Lawsuits putting executions in doubt
COLUMBUS - A lawsuit challenging Ohio's method of execution has afforded reprieves for some death row inmates and sparked a debate about how the judicial system interprets death sentences.
Six inmates joined a lawsuit this year filed in 2004 by Richard Cooey, 39, who was sentenced to die for raping and killing two University of Akron students in 1986. The suit, which claims that Ohio's method of lethal injection is cruel and unusual punishment, was heard by a federal appeals court Dec. 7, but a decision could take several months.
While judges ponder the suit, apparent contradictions in how different courts determined whether to postpone the executions of two inmates has spurred outcry from death penalty opponents, prosecutors and defense attorneys alike.
The executions of Jeffrey Lundgren, a cult leader convicted in the 1989 shooting deaths of five of his followers, and Jerome Henderson, sentenced to die in the stabbing and beating death of a Cincinnati woman in 1985, were scheduled about six weeks apart.
Each was allowed to join Cooey's lawsuit as their executions drew near.
Lundgren's execution was postponed by a U.S. District judge, but the 6th U.S. Circuit Court of Appeals in Cincinnati overturned that order and Lundgren was executed Oct. 24.
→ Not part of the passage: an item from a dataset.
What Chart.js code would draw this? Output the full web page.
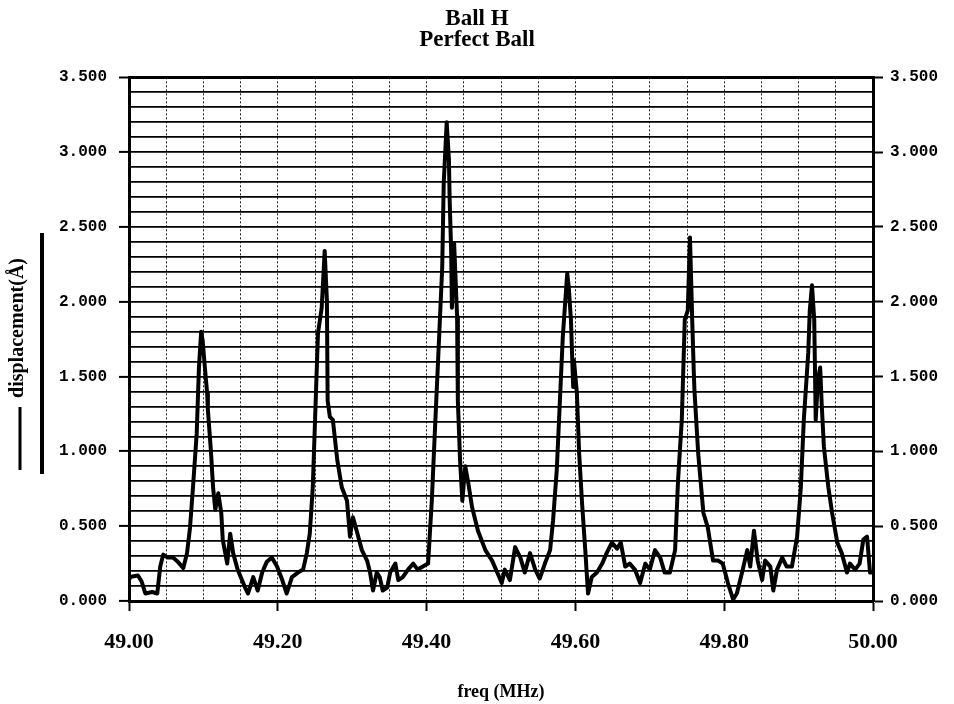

Following the appeals court's lead, a lower court then refused to grant Henderson a stay on his scheduled Dec. 5 execution, but then the same federal appeals court that allowed Lundgren's execution halted Henderson's on the eve it was to take place.
The seeming contradictions by the appeals court reversed two rulings by U.S. District Judge Gregory Frost, who lashed out against the inconsistency.
"Such a lack of clarity is most troubling because when our system of law includes unexplained decision making it loses the legitimacy that must guide the state-sanctioned taking of any human life," Frost wrote in a decision denying a stay for a third inmate in the lawsuit, John Spirko, scheduled to die in April.
On Thursday, Frost made the opposite decision and granted a stay for a fourth inmate in the suit, Kenneth Biros, who was set to die Jan. 23.
"We are just as puzzled as Judge Frost is," said Heather Gosslin, senior deputy for capital crimes at the Ohio attorney general's office.
Of the seven inmates included in the lawsuit, Lundgren and another inmate, John Hicks, received stays but later were executed.
Death penalty opponents cite the differences in the stays and recent problematic executions in Ohio and Florida as reason enough to place a moratorium on executions while the lawsuit progresses.
"Certainly there is enough evidence to question the lethal-injection protocol," said Greg Meyers of the Ohio public defender's office. "So I don't know why no one would want to stop the machinery of death long enough to make sure that we aren't torturing people to death."
Meyers represents Cooey in the lawsuit, which alleges that a painkiller given as the first of three drugs during an execution can wear off before the other drugs run their course, leaving the person paralyzed but in extreme pain.
Lethal injections are used by the federal government and 37 of the 38 states that have the death penalty. Nebraska uses the electric chair.